■ The problem: Write out every line exactly, from the start of the records below to the line with "(0,0) rectangle (1188,641);", and stop there. Don't write out the pictures.

■ Record set:
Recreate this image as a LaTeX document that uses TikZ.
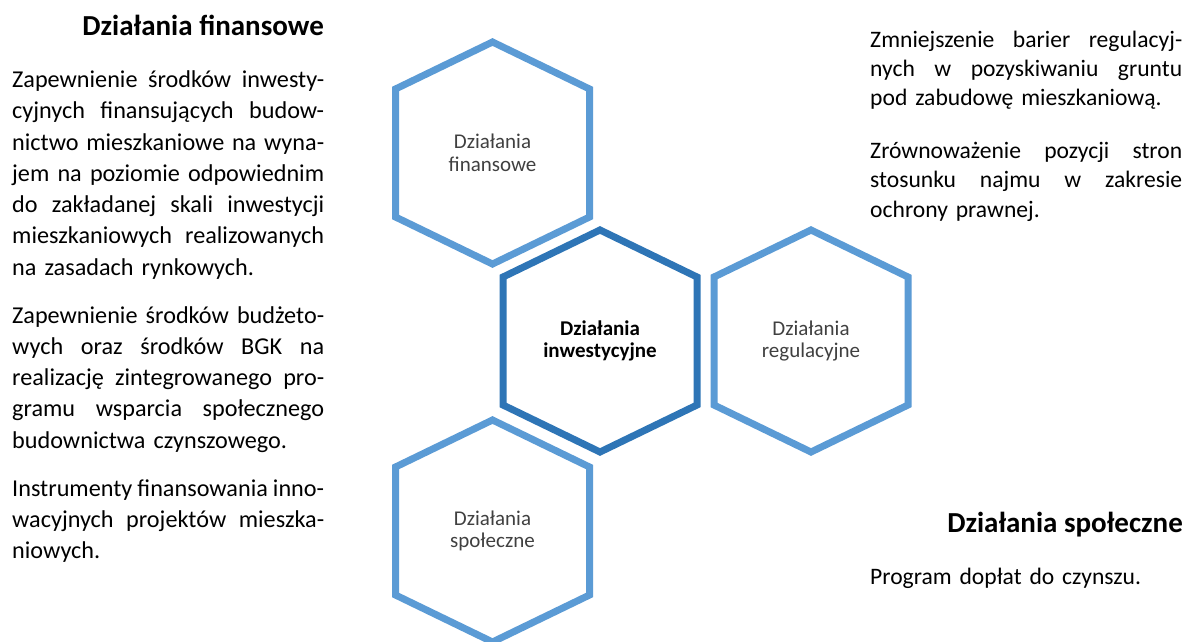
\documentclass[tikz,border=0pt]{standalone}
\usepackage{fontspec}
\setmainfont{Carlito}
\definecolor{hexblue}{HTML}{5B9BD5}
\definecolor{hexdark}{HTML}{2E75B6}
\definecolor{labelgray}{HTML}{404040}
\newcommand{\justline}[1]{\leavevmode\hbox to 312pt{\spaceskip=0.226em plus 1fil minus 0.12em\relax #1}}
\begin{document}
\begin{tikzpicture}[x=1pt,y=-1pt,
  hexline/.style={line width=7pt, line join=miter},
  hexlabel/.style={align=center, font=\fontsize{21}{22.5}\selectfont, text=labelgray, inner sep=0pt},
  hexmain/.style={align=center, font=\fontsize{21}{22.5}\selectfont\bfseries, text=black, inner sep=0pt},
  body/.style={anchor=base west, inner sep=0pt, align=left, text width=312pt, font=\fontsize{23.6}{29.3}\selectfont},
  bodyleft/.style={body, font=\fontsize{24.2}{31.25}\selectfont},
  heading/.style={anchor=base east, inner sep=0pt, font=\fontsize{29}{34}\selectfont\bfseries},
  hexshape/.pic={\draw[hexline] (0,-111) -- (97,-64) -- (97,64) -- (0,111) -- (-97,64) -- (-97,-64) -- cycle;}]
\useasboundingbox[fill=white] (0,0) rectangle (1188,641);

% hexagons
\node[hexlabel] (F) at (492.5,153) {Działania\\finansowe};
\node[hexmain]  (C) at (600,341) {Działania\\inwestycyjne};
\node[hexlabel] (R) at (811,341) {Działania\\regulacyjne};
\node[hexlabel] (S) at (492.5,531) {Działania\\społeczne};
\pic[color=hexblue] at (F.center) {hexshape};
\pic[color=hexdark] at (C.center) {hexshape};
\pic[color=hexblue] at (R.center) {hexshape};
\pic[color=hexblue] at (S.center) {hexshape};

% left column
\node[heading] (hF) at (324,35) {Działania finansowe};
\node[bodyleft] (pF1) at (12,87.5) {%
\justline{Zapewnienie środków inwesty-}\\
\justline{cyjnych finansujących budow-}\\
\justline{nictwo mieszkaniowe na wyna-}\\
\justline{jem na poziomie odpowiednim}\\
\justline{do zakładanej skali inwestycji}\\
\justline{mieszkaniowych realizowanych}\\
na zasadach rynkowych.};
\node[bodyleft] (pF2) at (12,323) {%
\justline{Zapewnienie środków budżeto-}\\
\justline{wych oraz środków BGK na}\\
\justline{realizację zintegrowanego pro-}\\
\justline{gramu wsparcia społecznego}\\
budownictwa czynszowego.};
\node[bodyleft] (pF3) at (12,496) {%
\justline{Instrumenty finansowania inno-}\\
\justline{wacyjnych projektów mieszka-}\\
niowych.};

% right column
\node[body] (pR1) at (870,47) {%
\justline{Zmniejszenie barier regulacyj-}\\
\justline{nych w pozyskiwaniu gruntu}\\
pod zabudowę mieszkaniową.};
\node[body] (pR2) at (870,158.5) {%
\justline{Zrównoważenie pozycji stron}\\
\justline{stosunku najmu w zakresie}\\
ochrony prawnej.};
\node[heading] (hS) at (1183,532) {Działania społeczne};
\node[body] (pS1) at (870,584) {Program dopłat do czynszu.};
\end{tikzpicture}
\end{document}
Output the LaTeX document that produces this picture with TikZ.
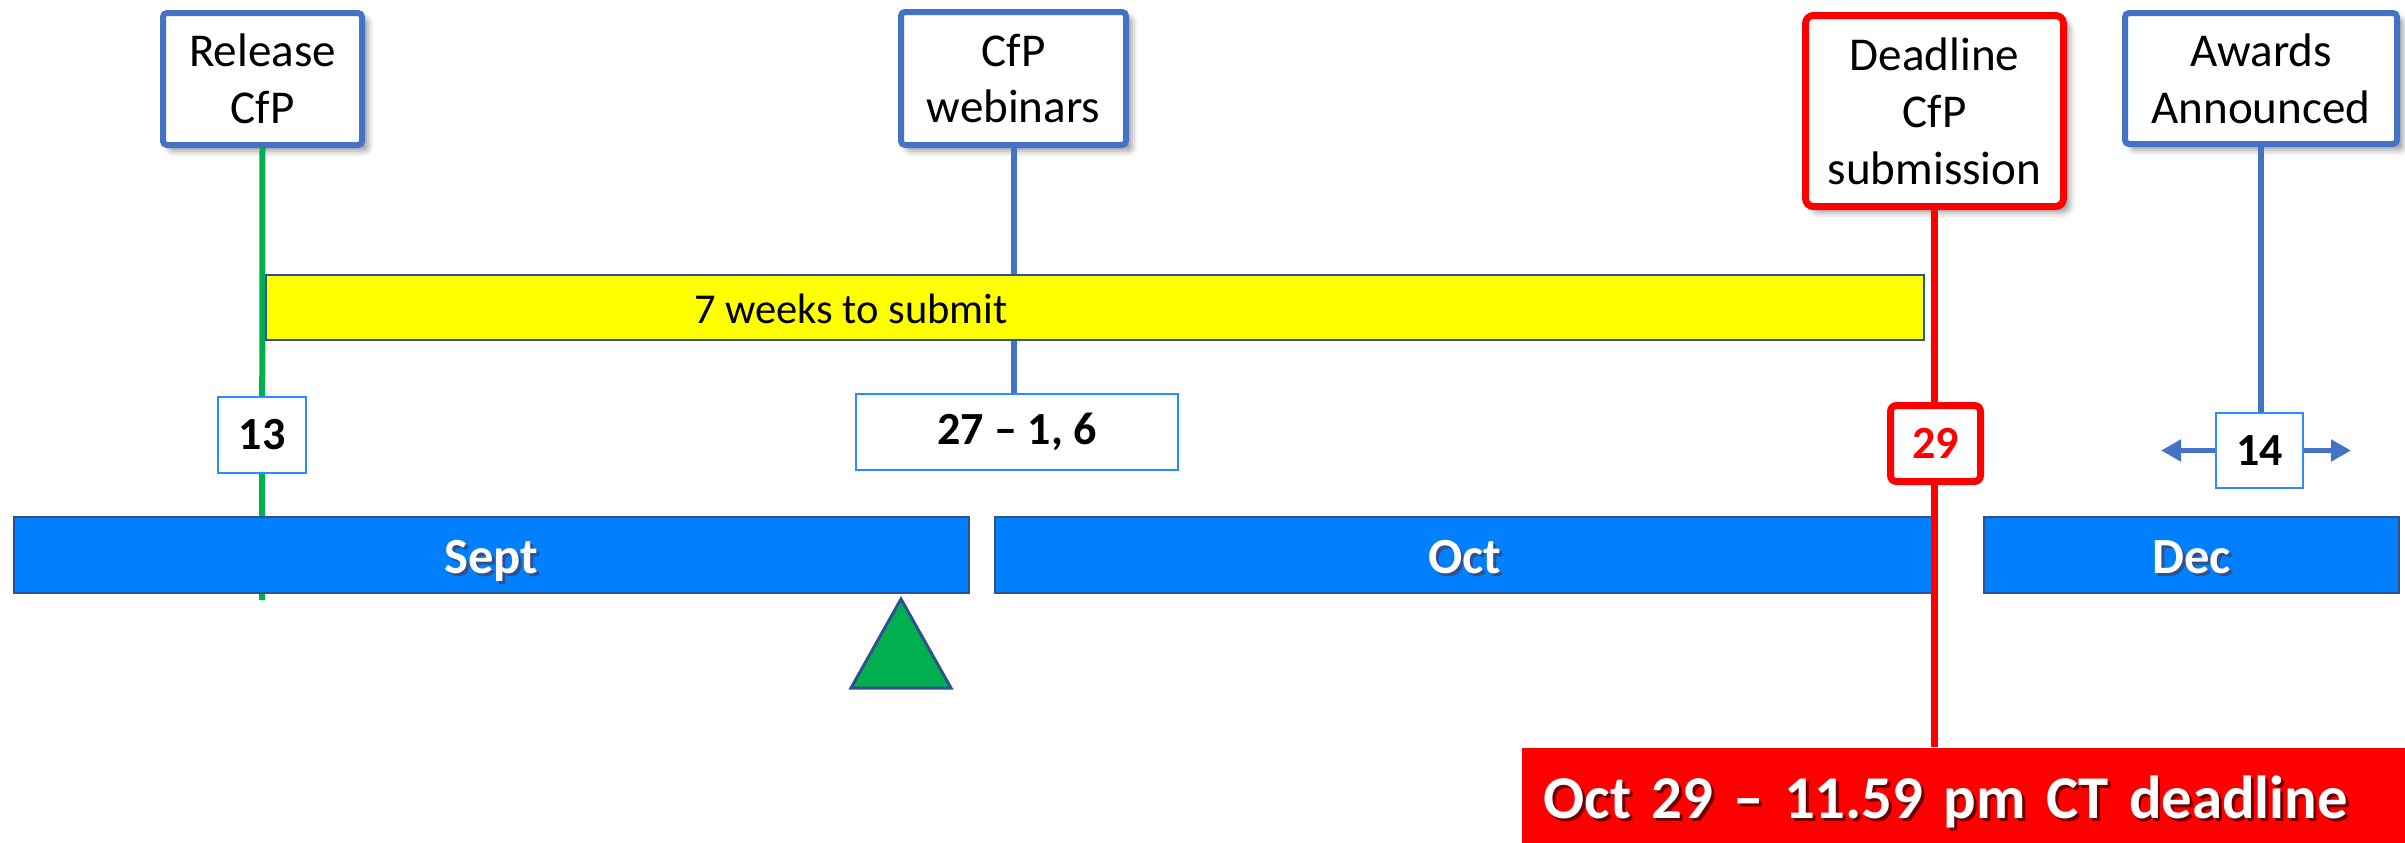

■ Final result:
Recreate this image as a LaTeX document that uses TikZ.
\documentclass[tikz,border=0pt]{standalone}
\usepackage{fontspec}
\setmainfont{Carlito}
\definecolor{hexblue}{HTML}{5B9BD5}
\definecolor{hexdark}{HTML}{2E75B6}
\definecolor{labelgray}{HTML}{404040}
\newcommand{\justline}[1]{\leavevmode\hbox to 312pt{\spaceskip=0.226em plus 1fil minus 0.12em\relax #1}}
\begin{document}
\begin{tikzpicture}[x=1pt,y=-1pt,
  hexline/.style={line width=7pt, line join=miter},
  hexlabel/.style={align=center, font=\fontsize{21}{22.5}\selectfont, text=labelgray, inner sep=0pt},
  hexmain/.style={align=center, font=\fontsize{21}{22.5}\selectfont\bfseries, text=black, inner sep=0pt},
  body/.style={anchor=base west, inner sep=0pt, align=left, text width=312pt, font=\fontsize{23.6}{29.3}\selectfont},
  bodyleft/.style={body, font=\fontsize{24.2}{31.25}\selectfont},
  heading/.style={anchor=base east, inner sep=0pt, font=\fontsize{29}{34}\selectfont\bfseries},
  hexshape/.pic={\draw[hexline] (0,-111) -- (97,-64) -- (97,64) -- (0,111) -- (-97,64) -- (-97,-64) -- cycle;}]
\useasboundingbox[fill=white] (0,0) rectangle (1188,641);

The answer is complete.